4. “Home for the Holidays,” 1995. After losing her job, making out with her soon-to-be former boss and finding out that her daughter plans to spend Thanksgiving with her boyfriend, Claudia Larson (Holly Hunter) faces spending the holiday with her family. Stellar cast includes Robert Downey Jr., Anne Bancroft and Geraldine Chaplin.

5. “Pieces of April,” 2003. Katie Holmes, in her ingénue days, stars as a wayward daughter who invites her dying mother and the rest of her estranged family to her apartment for Thanksgiving dinner.
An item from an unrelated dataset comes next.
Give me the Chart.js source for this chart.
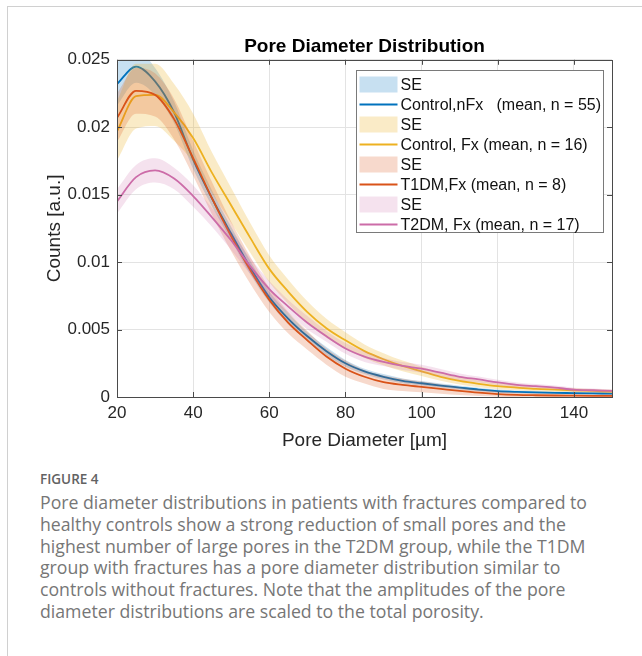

The New York Magazine review of the film reported, “‘Pieces of April’ is built around the tired premise of a dysfunctional family’s Thanksgiving get-together, but - surprise - it’s fresh!”

Movies to watch on Thanksgiving Day

1. “Sound of Music,” 1965. Possibly the ultimate something-for-everybody movie: Julie Andrews stars as the misfit would-be nun Maria, sent to act as governess to the children of cranky Captain Georg von Trapp in pre-World War II Austria. Music by Richard Rodgers, lyrics by Oscar Hammerstein II. Plus Nazi villains, cute kids and did we mention Julie Andrews?

2. “Singin’ in the Rain,” 1959. The title tune dates back to 1929, but it truly came alive when Gene Kelly sang it - and danced and splashed to it - in this sparkling musical comedy, with Debbie Reynolds at her wholesome best and a truly brilliant comic turn by Donald O’Connor with “Make ’em Laugh.” The film performed modestly at the box office when released, but was making triumphant comeback appearances at movie houses as late the 1970s. The story follows the fortunes of silent film stars threatened by the advent of “talkies.”

3. “When Harry Met Sally,” 1989. A warm-hearted film with a wicked sense of humor. Billy Crystal and Meg Ryan meet on a cross-county drive, and then encounter each other off and on for the next dozen years. Points in its favor: script by Nora Ephron, direction by Rob Reiner and a soundtrack of standards beautifully presented by Harry Connick Jr.

4. “Meet the Parents,” 2000. Male nurse Greg Focker (Ben Stiller) meets his girlfriend’s parents (Robert DeNiro and Blythe Danner) before proposing and, naturally, does just everything wrong.

5. “For Your Consideration,” 2006. One of a series of comedy films created by Christopher Guest and his informal repertory company of top comic talents, including Eugene Levy, Harry Shearer, Eg Begley Jr., Fred Willard, Michael McKean, Catherine O’Hara and Parker Posey. This time, the story follows an attempt to make a low-budget drama called “Home for Purim,” a Jewish family gathering in the 1940s. When the Hollywood machine gets involved with the project, it shifts sharply toward an “all-American” Thanksgiving.